The answer to this question is of a much higher priority than, say, digital access rights, unless one chooses to protect a corrupted representation of one's work.
The answer is bound to rely on the open standards noted above.
In comparison to these, proprietary formats and proprietary document authoring solutions do not guarantee an appropriate rendering (or meaning) in the future (be it near or far), unless they commit to a standard semantic vocabulary (or a set of them) which should be used by the author while editing his document.
Defining vocabularies with a meaning (that is, with a formally defined way to use them) is an exciting research topic today (the steps and standards needed to create ontologies in the digital era, are detailed by others), but one cannot reasonably expect an author to suddenly jump from writing plain text or mathematical expressions directly to using ontology defined concepts, simply because the authoring process becomes tedious and would resemble more to computer programming; practically the author is still helpless in ensuring that his work will be reachable and useable after a period of time.
The ontologies are more helpful in extracting and managing the knowledge created by the authors and machines.
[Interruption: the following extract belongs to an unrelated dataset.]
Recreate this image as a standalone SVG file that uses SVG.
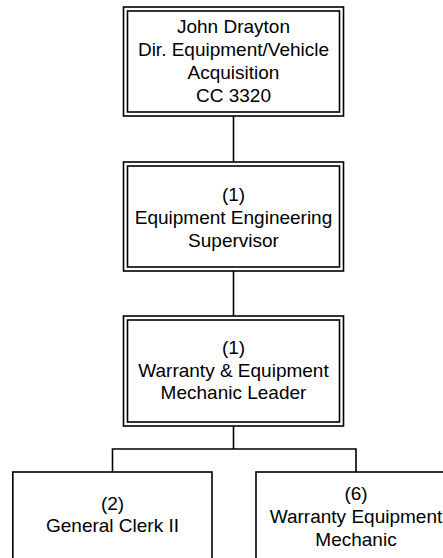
<svg xmlns="http://www.w3.org/2000/svg" width="443" height="558" viewBox="0 0 443 558">
<style>
.bg{fill:#fff}
.b{fill:none;stroke:#000;stroke-width:1.6}
.t{font-family:"Liberation Sans",Arial,sans-serif;font-size:19px;fill:#000;text-anchor:middle}
.c{fill:none;stroke:#000;stroke-width:1.6}
</style>
<rect class="bg" x="0" y="0" width="443" height="558"/>
<g id="connectors">
<line class="c" x1="233.5" y1="116" x2="233.5" y2="162"/>
<line class="c" x1="233.5" y1="271" x2="233.5" y2="316"/>
<polyline class="c" points="233.5,426 233.5,449"/>
<polyline class="c" points="112.5,472 112.5,449 356,449 356,472"/>
</g>
<g id="n1">
<rect class="b" x="123.5" y="7" width="220" height="109"/>
<rect class="b" x="127.5" y="11" width="212" height="101"/>
<text class="t" x="233.5" y="33.2">John Drayton</text>
<text class="t" x="233.5" y="56">Dir. Equipment/Vehicle</text>
<text class="t" x="233.5" y="78.8">Acquisition</text>
<text class="t" x="233.5" y="101.6">CC 3320</text>
</g>
<g id="n2">
<rect class="b" x="123.5" y="162" width="220" height="109"/>
<rect class="b" x="127.5" y="166" width="212" height="101"/>
<text class="t" x="233.5" y="201">(1)</text>
<text class="t" x="233.5" y="224">Equipment Engineering</text>
<text class="t" x="233.5" y="246.6">Supervisor</text>
</g>
<g id="n3">
<rect class="b" x="123.5" y="316" width="220" height="110"/>
<rect class="b" x="127.5" y="320" width="212" height="102"/>
<text class="t" x="233.5" y="353.5">(1)</text>
<text class="t" x="233.5" y="376.5">Warranty &amp; Equipment</text>
<text class="t" x="233.5" y="399.3">Mechanic Leader</text>
</g>
<g id="n4">
<rect class="b" x="12.8" y="472" width="199.2" height="100"/>
<text class="t" x="112.5" y="509.5">(2)</text>
<text class="t" x="112.5" y="531.8">General Clerk II</text>
</g>
<g id="n5">
<rect class="b" x="256" y="472" width="200" height="100"/>
<text class="t" x="356" y="500">(6)</text>
<text class="t" x="356" y="522.8">Warranty Equipment</text>
<text class="t" x="356" y="545.6">Mechanic</text>
</g>
</svg>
We are, though, concerned here mainly with the knowledge creation process.
The need for an effective authoring solution, positioned between being useful directly to the machines and being plain simple to humans to type, is becoming obvious. A bias towards protecting the time of the human authors will be present at sketching a solution in the following sections.
What do I mean? To whom? These are common questions in the author's mind: the meaning of his work is its capability of being used for a purpose (whether intended or not).
A handwritten article will have a meaning to an appropriately educated human; a computer typed text will have a meaning to some rendering, printing or indexing software (this is the lowest level semantic layer in a digital document) and a different meaning to the final human reader (presumably the highest level of semantics); again, a scan of an old article will have a meaning for the graphical rendering software, another meaning for the character recognition software and a different meaning for the final human reader.
We note, even if it sounds to some as a trivial statement, that an article is, in all cases, meant to be found, read and used by a human being: it is, in short, a message.
The machines can help in the process: index an article, act in a certain way while a specific expression is found (flag a misspelling, validate an expression or start an external process), advertise the presence of the article to the interested audience, check its consistency according to the available semantic rules, render it on different media, append a reader's comments to a section of it, store it in the appropriate digital library slot and relate its presence to the other neighbouring articles, keep a version history of it, assemble it with other documents according to an editor's, or library user's, request.
These functionalities depend on the availability of the semantic layers in the digital document. A collection of such documents, with the services they enable, would form a semantic library.
Some of these layers can be hinted by the author: the computer cannot even infer where a paragraph starts unless the author types some specific keys, it also cannot relate accurately concepts (the consequence of this is the inability of getting effectively useful search results) without the author's hints to a vocabulary of concepts.
Defining a semantic solution The cardinality of this set of hints should stay minimal while maximizing the functional space to which the document can be made part of. The fuzzy constraint to this problem is the author's patience: he has always the alternative of creating a semantically flat document at the cost of his editors' time and his audience's time and size (a cost which is almost invisible at the time of authoring).
One can name the above requirement: user-friendliness of the authoring package.
But also, the author of a scientific article wants to communicate something and to preserve that message for future readers.
This requirement means: the authored document has to have a well defined structure. Well defined, in turn, means that the document should satisfy the following conditions, at the end of the authoring process:
- be created in an open format which is platform neutral (XML),
- contain enough information to locate it (administrative metadata: author, date etc.),
- contain enough semantic hints for a librarian to store, preserve and manage it (document structure definition for a validating procedure)
- contain enough presentational semantic hints for a publisher to render it or relate it to other documents, (TeX-like suggestions about how some symbol should look like)
- contain enough hints for the reader to locate and use it (using consistently semantic vocabularies defined in open standards, e.g.MathML-content; and using keywords as often as, and wherever, necessary).
The authoring tool The requirements above can be satisfied by an authoring tool allowing the author to type cursively, instead of switching between the computer's input devices.
The author should be able to type natural language and expressions belonging to controlled vocabularies. The authoring tool should provide a straightforward way of creating new definitions by combining older ones, or just renaming them into a shorter/friendlier form, adapted to that specific author's needs and habits, without deteriorating the semantics in the background. The author should also be able to apply semantic emphases on portions of the message. These become hints to the search agents, and shrink the dimensionality of the search space. This technique enables a much faster location of, say, particular concepts or subtle differences the authors want to point out. Usage of this latter feature would make circulation and reviewing of concepts more fluid than it is today.